## Extracted material
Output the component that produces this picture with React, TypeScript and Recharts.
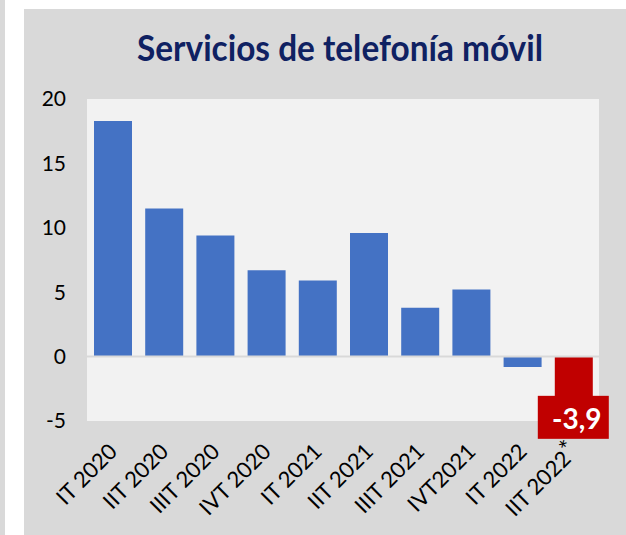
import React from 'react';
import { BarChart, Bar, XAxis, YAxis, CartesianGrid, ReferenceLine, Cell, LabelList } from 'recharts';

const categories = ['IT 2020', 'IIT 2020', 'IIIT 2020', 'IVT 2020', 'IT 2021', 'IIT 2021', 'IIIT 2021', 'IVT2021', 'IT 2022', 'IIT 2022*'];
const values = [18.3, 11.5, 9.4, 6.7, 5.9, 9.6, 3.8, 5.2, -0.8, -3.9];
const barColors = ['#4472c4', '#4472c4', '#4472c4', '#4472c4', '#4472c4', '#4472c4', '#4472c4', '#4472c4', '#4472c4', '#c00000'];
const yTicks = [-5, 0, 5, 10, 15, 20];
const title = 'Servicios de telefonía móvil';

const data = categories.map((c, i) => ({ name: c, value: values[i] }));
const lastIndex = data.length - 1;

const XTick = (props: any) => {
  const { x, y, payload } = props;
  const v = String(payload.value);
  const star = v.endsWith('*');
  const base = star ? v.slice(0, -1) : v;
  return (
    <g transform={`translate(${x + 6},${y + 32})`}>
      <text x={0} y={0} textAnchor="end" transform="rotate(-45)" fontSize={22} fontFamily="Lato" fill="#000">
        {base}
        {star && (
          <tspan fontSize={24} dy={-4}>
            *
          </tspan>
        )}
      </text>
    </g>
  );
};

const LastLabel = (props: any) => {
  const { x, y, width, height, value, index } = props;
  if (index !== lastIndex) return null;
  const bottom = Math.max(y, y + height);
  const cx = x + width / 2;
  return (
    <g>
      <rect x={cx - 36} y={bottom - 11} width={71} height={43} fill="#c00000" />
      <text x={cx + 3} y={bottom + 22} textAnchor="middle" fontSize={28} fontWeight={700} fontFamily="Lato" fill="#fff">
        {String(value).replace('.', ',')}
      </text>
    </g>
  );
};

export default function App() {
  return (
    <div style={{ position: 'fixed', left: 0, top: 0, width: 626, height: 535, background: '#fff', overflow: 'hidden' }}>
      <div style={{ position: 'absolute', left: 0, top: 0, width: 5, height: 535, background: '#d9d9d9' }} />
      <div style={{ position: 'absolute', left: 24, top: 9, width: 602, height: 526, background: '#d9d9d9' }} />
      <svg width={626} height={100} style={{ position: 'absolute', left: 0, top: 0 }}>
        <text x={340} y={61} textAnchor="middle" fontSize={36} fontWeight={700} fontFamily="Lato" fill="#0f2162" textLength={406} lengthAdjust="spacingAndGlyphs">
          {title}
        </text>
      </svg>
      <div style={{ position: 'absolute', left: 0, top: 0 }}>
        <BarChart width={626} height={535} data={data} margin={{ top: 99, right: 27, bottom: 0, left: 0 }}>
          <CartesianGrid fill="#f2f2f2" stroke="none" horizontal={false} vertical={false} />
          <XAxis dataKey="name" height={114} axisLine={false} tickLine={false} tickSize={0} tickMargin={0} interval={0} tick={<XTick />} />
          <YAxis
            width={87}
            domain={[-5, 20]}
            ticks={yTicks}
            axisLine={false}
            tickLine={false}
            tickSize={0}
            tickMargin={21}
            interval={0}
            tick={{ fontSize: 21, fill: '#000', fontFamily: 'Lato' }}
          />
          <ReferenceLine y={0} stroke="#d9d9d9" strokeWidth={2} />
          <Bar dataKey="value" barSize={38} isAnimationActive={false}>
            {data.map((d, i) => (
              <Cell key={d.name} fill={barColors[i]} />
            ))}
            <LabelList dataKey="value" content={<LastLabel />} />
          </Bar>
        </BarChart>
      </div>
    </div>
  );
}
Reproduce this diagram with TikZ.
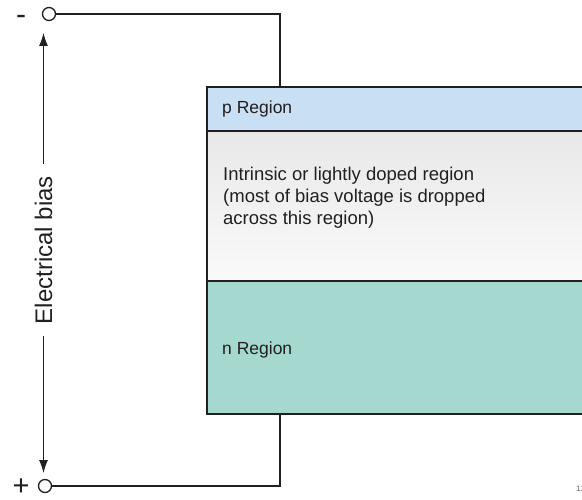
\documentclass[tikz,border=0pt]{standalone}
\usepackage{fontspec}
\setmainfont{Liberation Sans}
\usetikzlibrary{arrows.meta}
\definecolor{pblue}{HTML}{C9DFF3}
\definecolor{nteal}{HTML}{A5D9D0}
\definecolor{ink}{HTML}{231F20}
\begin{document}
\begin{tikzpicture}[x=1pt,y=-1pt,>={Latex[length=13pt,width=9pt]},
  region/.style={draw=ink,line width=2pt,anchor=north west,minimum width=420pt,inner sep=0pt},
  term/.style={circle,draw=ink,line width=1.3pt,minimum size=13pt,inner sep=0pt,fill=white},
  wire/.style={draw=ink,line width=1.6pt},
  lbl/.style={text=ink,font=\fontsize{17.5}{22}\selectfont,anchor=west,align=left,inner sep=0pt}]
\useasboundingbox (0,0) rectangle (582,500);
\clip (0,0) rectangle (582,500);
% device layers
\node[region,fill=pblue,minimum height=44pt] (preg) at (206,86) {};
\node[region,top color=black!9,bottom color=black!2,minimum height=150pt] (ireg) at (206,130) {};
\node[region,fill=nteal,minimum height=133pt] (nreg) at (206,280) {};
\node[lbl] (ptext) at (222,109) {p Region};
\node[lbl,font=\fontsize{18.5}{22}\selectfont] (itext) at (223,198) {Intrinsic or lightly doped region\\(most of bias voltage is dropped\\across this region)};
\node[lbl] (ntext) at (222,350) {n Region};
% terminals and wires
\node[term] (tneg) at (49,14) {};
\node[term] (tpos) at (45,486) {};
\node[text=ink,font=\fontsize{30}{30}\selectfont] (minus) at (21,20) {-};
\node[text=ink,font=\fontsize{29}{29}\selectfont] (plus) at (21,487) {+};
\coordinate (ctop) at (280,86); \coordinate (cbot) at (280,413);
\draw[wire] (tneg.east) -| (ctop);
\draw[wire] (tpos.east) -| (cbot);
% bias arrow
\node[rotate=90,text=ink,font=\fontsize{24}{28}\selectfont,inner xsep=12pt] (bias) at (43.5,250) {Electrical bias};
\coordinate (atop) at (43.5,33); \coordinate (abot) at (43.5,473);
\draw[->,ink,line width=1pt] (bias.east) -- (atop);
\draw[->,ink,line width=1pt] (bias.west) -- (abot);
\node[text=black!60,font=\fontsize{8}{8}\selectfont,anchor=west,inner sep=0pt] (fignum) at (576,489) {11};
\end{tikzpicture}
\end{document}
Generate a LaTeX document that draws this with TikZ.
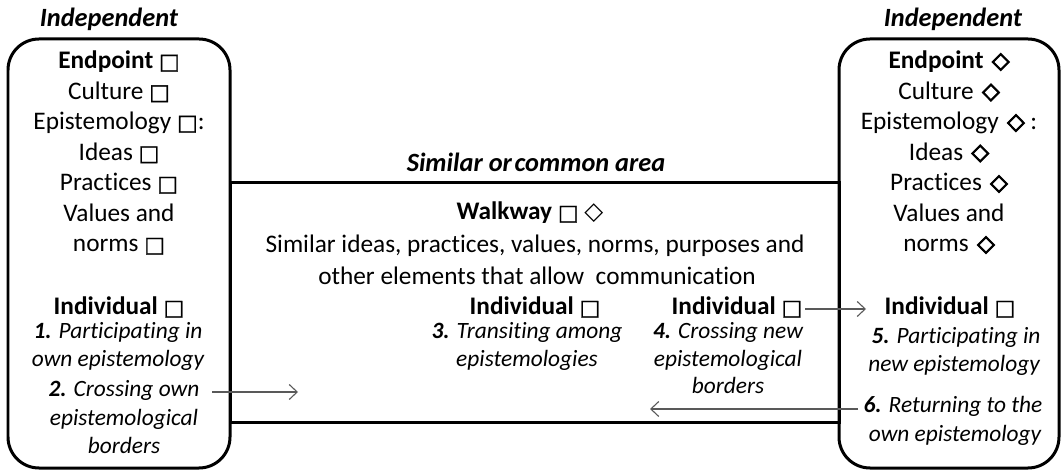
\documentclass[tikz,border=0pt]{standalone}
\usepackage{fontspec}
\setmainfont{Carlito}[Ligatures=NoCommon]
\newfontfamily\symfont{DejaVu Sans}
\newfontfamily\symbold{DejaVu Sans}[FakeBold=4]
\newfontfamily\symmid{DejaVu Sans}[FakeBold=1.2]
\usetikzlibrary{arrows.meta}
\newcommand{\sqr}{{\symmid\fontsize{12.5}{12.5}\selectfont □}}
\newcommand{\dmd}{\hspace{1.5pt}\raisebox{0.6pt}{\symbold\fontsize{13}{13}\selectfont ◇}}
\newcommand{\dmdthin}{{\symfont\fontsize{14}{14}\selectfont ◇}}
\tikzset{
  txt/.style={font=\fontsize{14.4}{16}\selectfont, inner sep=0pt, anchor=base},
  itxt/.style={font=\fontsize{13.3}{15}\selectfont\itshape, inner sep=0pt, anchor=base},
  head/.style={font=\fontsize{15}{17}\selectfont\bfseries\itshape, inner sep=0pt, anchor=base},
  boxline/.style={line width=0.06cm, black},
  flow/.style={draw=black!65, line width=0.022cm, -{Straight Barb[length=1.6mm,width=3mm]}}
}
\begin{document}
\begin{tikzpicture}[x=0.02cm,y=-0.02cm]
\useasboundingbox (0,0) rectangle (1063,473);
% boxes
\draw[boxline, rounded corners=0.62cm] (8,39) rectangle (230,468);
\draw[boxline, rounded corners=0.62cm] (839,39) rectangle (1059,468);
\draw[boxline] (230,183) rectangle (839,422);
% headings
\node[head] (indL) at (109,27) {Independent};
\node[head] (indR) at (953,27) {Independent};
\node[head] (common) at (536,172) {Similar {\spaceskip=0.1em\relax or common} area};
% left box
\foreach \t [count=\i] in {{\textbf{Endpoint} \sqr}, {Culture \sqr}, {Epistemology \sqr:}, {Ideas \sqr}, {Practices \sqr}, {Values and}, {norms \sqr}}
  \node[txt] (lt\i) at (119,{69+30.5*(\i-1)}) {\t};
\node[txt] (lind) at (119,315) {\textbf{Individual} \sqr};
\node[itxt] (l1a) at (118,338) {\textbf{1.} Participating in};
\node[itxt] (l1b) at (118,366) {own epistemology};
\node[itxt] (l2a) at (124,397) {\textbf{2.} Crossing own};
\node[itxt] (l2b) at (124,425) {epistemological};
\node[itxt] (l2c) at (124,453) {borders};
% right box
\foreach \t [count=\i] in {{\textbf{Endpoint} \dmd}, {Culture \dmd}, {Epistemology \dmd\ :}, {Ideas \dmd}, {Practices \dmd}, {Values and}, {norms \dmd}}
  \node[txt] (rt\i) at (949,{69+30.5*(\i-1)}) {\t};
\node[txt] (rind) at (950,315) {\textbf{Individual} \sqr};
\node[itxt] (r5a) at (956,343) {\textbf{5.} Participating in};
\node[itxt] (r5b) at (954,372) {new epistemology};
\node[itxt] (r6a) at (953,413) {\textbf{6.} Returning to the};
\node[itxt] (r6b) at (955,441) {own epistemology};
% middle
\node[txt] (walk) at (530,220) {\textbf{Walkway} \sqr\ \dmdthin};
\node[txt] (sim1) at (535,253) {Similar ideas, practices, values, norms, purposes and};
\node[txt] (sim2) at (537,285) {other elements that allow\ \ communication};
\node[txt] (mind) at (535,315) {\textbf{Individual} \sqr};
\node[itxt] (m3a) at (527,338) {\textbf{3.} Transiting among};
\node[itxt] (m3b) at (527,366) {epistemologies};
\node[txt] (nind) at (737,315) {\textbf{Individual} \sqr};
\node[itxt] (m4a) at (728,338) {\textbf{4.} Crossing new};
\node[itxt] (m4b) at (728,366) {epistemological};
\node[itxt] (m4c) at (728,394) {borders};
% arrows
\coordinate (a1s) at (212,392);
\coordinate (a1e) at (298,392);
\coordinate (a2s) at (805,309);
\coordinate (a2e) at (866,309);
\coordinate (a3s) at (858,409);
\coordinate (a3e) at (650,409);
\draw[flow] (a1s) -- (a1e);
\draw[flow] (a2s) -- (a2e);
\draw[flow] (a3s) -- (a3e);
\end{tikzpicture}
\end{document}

## Problem to solve
Please restate the material above line by line, exactly, beginning at its first line and ending with the line that contains "const title = 'Servicios de telefonía móvil';", without any pictures.

## Problem solution
Output the component that produces this picture with React, TypeScript and Recharts.
import React from 'react';
import { BarChart, Bar, XAxis, YAxis, CartesianGrid, ReferenceLine, Cell, LabelList } from 'recharts';

const categories = ['IT 2020', 'IIT 2020', 'IIIT 2020', 'IVT 2020', 'IT 2021', 'IIT 2021', 'IIIT 2021', 'IVT2021', 'IT 2022', 'IIT 2022*'];
const values = [18.3, 11.5, 9.4, 6.7, 5.9, 9.6, 3.8, 5.2, -0.8, -3.9];
const barColors = ['#4472c4', '#4472c4', '#4472c4', '#4472c4', '#4472c4', '#4472c4', '#4472c4', '#4472c4', '#4472c4', '#c00000'];
const yTicks = [-5, 0, 5, 10, 15, 20];
const title = 'Servicios de telefonía móvil';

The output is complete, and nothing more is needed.